Supported by the governments of the Netherlands, Belgium, Poland and Spain, the Italian government submitted an application in September to include the Einstein Telescope for detection of gravitational waves in a European roadmap for major research infrastructures (ESFRI). There are currently two proposed locations: Sardinia and the border area of Belgium, Germany and the Netherlands (Euregio Meuse-Rhine). The ESFRI roadmap is expected to be launched in Fall 2021.

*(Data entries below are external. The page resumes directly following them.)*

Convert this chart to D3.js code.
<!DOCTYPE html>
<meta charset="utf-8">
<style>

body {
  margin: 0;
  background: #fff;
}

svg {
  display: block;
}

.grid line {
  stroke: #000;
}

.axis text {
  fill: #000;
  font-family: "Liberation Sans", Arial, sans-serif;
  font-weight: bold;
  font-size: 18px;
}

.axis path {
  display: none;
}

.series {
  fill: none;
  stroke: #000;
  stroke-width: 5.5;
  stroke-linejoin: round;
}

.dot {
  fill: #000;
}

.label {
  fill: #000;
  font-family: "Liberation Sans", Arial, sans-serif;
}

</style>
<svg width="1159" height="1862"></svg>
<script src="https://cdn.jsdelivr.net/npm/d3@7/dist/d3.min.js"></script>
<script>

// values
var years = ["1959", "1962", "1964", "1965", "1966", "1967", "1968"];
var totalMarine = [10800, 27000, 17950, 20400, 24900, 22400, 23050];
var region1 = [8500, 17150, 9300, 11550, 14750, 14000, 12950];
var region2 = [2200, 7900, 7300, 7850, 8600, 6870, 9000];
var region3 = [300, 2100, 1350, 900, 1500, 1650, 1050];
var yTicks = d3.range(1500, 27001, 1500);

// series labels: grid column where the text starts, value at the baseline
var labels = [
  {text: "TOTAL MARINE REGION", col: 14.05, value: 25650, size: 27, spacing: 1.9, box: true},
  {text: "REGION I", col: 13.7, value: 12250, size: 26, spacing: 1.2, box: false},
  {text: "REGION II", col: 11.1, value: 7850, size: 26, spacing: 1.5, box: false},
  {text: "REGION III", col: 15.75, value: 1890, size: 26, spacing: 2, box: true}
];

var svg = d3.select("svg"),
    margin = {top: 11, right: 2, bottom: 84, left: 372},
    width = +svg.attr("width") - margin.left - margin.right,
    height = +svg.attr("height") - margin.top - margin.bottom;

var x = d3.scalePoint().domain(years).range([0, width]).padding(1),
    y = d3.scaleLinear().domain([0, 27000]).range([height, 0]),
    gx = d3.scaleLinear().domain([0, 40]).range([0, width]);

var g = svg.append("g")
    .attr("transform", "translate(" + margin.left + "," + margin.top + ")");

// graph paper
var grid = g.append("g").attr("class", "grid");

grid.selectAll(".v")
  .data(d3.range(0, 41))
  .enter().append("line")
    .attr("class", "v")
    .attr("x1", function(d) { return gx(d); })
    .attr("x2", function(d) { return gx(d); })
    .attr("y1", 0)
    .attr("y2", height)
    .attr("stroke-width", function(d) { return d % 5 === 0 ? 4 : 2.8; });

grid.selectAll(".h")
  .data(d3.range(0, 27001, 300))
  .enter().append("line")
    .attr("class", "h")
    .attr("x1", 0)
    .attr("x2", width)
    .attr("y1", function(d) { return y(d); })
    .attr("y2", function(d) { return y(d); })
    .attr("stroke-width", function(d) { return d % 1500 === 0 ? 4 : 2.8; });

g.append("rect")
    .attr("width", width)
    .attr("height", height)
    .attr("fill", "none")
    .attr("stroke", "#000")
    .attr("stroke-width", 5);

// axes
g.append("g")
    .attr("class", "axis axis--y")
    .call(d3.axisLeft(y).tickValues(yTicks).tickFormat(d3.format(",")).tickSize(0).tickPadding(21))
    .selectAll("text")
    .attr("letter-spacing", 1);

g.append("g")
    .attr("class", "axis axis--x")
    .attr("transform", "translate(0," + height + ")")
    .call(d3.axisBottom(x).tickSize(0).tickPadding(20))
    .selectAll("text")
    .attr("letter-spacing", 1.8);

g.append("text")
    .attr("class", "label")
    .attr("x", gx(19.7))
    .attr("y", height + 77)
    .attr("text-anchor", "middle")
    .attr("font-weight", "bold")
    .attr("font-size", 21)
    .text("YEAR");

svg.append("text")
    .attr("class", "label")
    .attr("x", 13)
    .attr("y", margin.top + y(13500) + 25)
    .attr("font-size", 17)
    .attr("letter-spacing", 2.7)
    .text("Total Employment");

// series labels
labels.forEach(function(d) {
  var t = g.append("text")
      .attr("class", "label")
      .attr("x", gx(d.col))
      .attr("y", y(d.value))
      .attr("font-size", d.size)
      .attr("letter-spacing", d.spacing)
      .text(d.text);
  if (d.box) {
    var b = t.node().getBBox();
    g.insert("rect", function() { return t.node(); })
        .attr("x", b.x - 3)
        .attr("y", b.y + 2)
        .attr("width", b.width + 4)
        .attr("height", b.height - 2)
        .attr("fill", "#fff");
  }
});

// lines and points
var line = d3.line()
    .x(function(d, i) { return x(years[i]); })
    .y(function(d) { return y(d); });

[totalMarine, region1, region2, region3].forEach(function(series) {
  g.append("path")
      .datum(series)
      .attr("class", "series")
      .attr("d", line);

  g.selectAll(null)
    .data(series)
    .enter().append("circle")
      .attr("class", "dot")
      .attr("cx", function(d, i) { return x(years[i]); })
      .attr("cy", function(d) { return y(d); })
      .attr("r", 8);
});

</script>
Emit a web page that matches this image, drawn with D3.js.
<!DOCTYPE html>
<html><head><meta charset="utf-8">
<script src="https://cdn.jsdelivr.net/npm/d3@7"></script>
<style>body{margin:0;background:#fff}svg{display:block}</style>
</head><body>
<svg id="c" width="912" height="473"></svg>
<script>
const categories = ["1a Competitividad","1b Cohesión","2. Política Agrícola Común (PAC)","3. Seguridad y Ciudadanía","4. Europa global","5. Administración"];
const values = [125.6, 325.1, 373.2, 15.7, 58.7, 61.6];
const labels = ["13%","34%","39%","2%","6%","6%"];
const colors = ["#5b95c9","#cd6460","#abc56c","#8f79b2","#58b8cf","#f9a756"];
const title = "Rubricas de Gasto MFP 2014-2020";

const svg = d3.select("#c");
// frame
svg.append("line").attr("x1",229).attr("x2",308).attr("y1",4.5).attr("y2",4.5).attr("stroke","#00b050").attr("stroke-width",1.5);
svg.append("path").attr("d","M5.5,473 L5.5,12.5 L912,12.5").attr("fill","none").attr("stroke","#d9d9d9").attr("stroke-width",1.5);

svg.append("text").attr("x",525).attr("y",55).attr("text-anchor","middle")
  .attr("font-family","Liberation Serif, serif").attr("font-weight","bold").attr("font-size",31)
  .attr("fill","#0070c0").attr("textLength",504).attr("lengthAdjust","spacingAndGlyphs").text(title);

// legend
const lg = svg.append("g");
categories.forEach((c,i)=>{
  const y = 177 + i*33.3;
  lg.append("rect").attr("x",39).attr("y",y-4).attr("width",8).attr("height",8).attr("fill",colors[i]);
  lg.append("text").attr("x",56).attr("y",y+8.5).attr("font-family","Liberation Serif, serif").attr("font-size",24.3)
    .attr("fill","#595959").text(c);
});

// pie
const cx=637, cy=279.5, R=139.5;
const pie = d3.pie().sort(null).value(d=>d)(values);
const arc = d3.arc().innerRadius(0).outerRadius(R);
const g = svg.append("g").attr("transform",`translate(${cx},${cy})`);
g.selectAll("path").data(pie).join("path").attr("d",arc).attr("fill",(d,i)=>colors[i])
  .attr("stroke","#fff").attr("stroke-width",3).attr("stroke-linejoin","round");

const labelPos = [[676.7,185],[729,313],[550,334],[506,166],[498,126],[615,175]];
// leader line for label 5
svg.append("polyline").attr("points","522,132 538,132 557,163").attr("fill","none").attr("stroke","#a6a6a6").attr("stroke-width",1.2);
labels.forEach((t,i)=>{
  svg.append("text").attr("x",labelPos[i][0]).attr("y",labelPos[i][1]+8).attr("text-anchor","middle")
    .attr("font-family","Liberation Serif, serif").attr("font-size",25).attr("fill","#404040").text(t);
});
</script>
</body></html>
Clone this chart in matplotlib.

Preparations are underway for the construction of the ETpathfinder, the R&D facility to test innovative technologies for the Einstein Telescope. The location of this laser-interferometer is the former transport hall of a local newspaper in Maastricht. The first phase of constructing ETpathfinder was finished during the summer by pouring the high-tech concrete floor. Then the assembly of the cleanroom started. The first laser-beams in the ETpathfinder are expected in 2023.

European Strategy

The European Strategy for particle physics has been updated in June 2020. The successful completion of the High-Luminosity LHC in the coming decade will remain the focal point of European particle physics. More R&D for advanced accelerator, detector and computing technologies, is essential for all future projects.
An electron-positron collider acting as a “Higgs factory” is the highest-priority facility after the LHC. Such a machine would produce ample amounts of Higgs bosons without much background. Operation could begin within a timescale of 10 years after the full exploitation of the High-Luminosity LHC, which is expected to complete operations in 2038.
Europe, in collaboration with the worldwide community, should also undertake a technical and financial feasibility study for a next-generation hadron collider at the highest achievable energy, with an electron-positron collider as a possible first stage. Moreover, Europe should continue to support neutrino projects in Japan and the US.

Spin-off examples

Timepix3 board

Nikhef is involved in a CERN-based collaboration to develop a family of pixel detector read-out chips, that started with the first Medipix chip for medical purposes two decades ago. Using the present Medipix3 technology for improved 3D colour X-ray detection, a new bio-imaging scanner has been made. In 2020, a new generation Timepix chip helped to rediscover a long-lost painting, the Madonna and Child by the Renaissance painter Raphael. Key technology was a robotic x-ray scanner equipped with Timepix chips.
White Rabbit, open-source hardware, used for the precise internal timing of the KM3Net detector grid, becomes a global IEEE industry standard. White Rabbit is a technology to provide deterministic data transfer, sub-nanosecond accuracy, and a synchronisation precision of a few picoseconds, with Nikhef as one of its strongest proponents in KM3NeT. The technology is now deployed in numerous scientific infrastructures worldwide as well as in commercial networks.